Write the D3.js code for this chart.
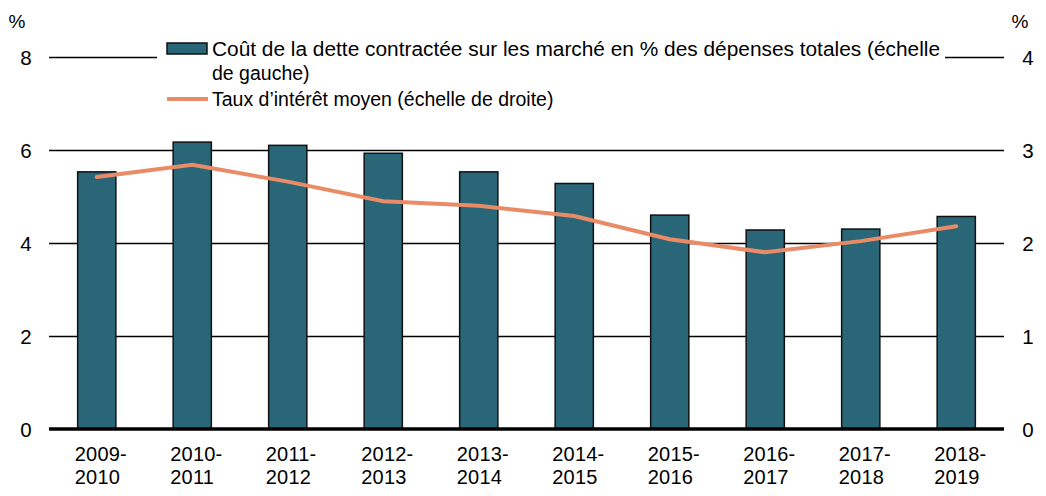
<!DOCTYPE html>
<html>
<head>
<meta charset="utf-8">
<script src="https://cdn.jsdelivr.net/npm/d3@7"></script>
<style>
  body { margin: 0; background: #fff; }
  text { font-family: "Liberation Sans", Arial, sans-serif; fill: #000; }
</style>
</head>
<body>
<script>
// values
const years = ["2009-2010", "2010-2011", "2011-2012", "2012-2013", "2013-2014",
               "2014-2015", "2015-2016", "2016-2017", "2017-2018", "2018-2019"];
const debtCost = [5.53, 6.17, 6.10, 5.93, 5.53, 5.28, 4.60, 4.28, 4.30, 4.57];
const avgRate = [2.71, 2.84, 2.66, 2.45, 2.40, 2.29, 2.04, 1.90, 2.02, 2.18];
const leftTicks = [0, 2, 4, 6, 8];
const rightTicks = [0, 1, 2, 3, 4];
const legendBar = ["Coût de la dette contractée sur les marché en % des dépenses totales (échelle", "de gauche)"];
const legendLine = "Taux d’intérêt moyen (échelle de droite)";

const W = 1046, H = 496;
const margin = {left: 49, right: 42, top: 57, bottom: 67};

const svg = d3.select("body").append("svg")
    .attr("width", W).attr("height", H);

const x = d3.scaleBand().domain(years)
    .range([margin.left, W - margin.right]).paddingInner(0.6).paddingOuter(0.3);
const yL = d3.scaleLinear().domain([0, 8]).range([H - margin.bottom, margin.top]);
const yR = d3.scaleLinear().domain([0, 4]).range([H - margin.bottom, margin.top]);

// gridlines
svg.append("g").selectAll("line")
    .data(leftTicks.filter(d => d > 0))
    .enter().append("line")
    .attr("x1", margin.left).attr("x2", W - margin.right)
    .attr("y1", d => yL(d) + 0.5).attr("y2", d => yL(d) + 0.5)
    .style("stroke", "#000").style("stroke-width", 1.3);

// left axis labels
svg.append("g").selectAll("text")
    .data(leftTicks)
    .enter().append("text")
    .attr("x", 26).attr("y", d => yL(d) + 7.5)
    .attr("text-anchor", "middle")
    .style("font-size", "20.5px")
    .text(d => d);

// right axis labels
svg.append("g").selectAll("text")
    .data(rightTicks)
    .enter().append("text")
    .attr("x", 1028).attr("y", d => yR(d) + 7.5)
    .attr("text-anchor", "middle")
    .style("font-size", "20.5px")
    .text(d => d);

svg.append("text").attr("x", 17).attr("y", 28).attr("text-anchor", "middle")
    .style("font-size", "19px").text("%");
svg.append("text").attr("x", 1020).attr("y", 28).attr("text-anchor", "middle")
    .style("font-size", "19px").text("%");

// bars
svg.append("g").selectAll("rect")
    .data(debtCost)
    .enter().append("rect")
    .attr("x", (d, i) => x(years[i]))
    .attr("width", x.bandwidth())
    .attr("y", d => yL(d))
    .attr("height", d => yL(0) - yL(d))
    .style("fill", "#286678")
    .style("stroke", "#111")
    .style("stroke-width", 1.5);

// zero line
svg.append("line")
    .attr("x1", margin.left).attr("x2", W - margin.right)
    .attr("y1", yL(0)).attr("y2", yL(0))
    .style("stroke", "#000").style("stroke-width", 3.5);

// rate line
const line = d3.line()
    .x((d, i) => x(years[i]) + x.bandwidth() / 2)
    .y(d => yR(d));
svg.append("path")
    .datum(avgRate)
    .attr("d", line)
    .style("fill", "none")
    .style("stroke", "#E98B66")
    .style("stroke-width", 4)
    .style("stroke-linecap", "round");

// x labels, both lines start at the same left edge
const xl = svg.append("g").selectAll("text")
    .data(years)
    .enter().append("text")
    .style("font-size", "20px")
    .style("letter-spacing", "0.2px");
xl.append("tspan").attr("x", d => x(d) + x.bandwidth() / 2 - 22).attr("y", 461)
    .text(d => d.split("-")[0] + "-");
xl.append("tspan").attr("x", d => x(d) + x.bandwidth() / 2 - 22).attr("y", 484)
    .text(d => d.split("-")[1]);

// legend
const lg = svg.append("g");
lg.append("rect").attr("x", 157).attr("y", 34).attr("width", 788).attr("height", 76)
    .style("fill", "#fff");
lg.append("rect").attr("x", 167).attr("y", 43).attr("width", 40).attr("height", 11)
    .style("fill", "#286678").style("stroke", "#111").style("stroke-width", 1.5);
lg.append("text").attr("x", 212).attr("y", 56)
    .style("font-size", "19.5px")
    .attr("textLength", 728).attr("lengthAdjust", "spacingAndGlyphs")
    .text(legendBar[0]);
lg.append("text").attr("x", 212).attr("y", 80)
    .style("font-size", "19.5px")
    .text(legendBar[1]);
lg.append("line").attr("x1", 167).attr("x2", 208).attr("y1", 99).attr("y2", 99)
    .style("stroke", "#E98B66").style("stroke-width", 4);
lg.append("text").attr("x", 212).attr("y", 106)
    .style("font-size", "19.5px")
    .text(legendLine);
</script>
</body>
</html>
# # # # # # #
• _JOB_
Copy the whole listing above word for word but do not carry over the pictures.

• _SOLUTION BELOW_
Write the D3.js code for this chart.
<!DOCTYPE html>
<html>
<head>
<meta charset="utf-8">
<script src="https://cdn.jsdelivr.net/npm/d3@7"></script>
<style>
  body { margin: 0; background: #fff; }
  text { font-family: "Liberation Sans", Arial, sans-serif; fill: #000; }
</style>
</head>
<body>
<script>
// values
const years = ["2009-2010", "2010-2011", "2011-2012", "2012-2013", "2013-2014",
               "2014-2015", "2015-2016", "2016-2017", "2017-2018", "2018-2019"];
const debtCost = [5.53, 6.17, 6.10, 5.93, 5.53, 5.28, 4.60, 4.28, 4.30, 4.57];
const avgRate = [2.71, 2.84, 2.66, 2.45, 2.40, 2.29, 2.04, 1.90, 2.02, 2.18];
const leftTicks = [0, 2, 4, 6, 8];
const rightTicks = [0, 1, 2, 3, 4];
const legendBar = ["Coût de la dette contractée sur les marché en % des dépenses totales (échelle", "de gauche)"];
const legendLine = "Taux d’intérêt moyen (échelle de droite)";

const W = 1046, H = 496;
const margin = {left: 49, right: 42, top: 57, bottom: 67};

const svg = d3.select("body").append("svg")
    .attr("width", W).attr("height", H);

const x = d3.scaleBand().domain(years)
    .range([margin.left, W - margin.right]).paddingInner(0.6).paddingOuter(0.3);
const yL = d3.scaleLinear().domain([0, 8]).range([H - margin.bottom, margin.top]);
const yR = d3.scaleLinear().domain([0, 4]).range([H - margin.bottom, margin.top]);

// gridlines
svg.append("g").selectAll("line")
    .data(leftTicks.filter(d => d > 0))
    .enter().append("line")
    .attr("x1", margin.left).attr("x2", W - margin.right)
    .attr("y1", d => yL(d) + 0.5).attr("y2", d => yL(d) + 0.5)
    .style("stroke", "#000").style("stroke-width", 1.3);

// left axis labels
svg.append("g").selectAll("text")
    .data(leftTicks)
    .enter().append("text")
    .attr("x", 26).attr("y", d => yL(d) + 7.5)
    .attr("text-anchor", "middle")
    .style("font-size", "20.5px")
    .text(d => d);

// right axis labels
svg.append("g").selectAll("text")
    .data(rightTicks)
    .enter().append("text")
    .attr("x", 1028).attr("y", d => yR(d) + 7.5)
    .attr("text-anchor", "middle")
    .style("font-size", "20.5px")
    .text(d => d);

svg.append("text").attr("x", 17).attr("y", 28).attr("text-anchor", "middle")
    .style("font-size", "19px").text("%");
svg.append("text").attr("x", 1020).attr("y", 28).attr("text-anchor", "middle")
    .style("font-size", "19px").text("%");

// bars
svg.append("g").selectAll("rect")
    .data(debtCost)
    .enter().append("rect")
    .attr("x", (d, i) => x(years[i]))
    .attr("width", x.bandwidth())
    .attr("y", d => yL(d))
    .attr("height", d => yL(0) - yL(d))
    .style("fill", "#286678")
    .style("stroke", "#111")
    .style("stroke-width", 1.5);

// zero line
svg.append("line")
    .attr("x1", margin.left).attr("x2", W - margin.right)
    .attr("y1", yL(0)).attr("y2", yL(0))
    .style("stroke", "#000").style("stroke-width", 3.5);

// rate line
const line = d3.line()
    .x((d, i) => x(years[i]) + x.bandwidth() / 2)
    .y(d => yR(d));
svg.append("path")
    .datum(avgRate)
    .attr("d", line)
    .style("fill", "none")
    .style("stroke", "#E98B66")
    .style("stroke-width", 4)
    .style("stroke-linecap", "round");

// x labels, both lines start at the same left edge
const xl = svg.append("g").selectAll("text")
    .data(years)
    .enter().append("text")
    .style("font-size", "20px")
    .style("letter-spacing", "0.2px");
xl.append("tspan").attr("x", d => x(d) + x.bandwidth() / 2 - 22).attr("y", 461)
    .text(d => d.split("-")[0] + "-");
xl.append("tspan").attr("x", d => x(d) + x.bandwidth() / 2 - 22).attr("y", 484)
    .text(d => d.split("-")[1]);

// legend
const lg = svg.append("g");
lg.append("rect").attr("x", 157).attr("y", 34).attr("width", 788).attr("height", 76)
    .style("fill", "#fff");
lg.append("rect").attr("x", 167).attr("y", 43).attr("width", 40).attr("height", 11)
    .style("fill", "#286678").style("stroke", "#111").style("stroke-width", 1.5);
lg.append("text").attr("x", 212).attr("y", 56)
    .style("font-size", "19.5px")
    .attr("textLength", 728).attr("lengthAdjust", "spacingAndGlyphs")
    .text(legendBar[0]);
lg.append("text").attr("x", 212).attr("y", 80)
    .style("font-size", "19.5px")
    .text(legendBar[1]);
lg.append("line").attr("x1", 167).attr("x2", 208).attr("y1", 99).attr("y2", 99)
    .style("stroke", "#E98B66").style("stroke-width", 4);
lg.append("text").attr("x", 212).attr("y", 106)
    .style("font-size", "19.5px")
    .text(legendLine);
</script>
</body>
</html>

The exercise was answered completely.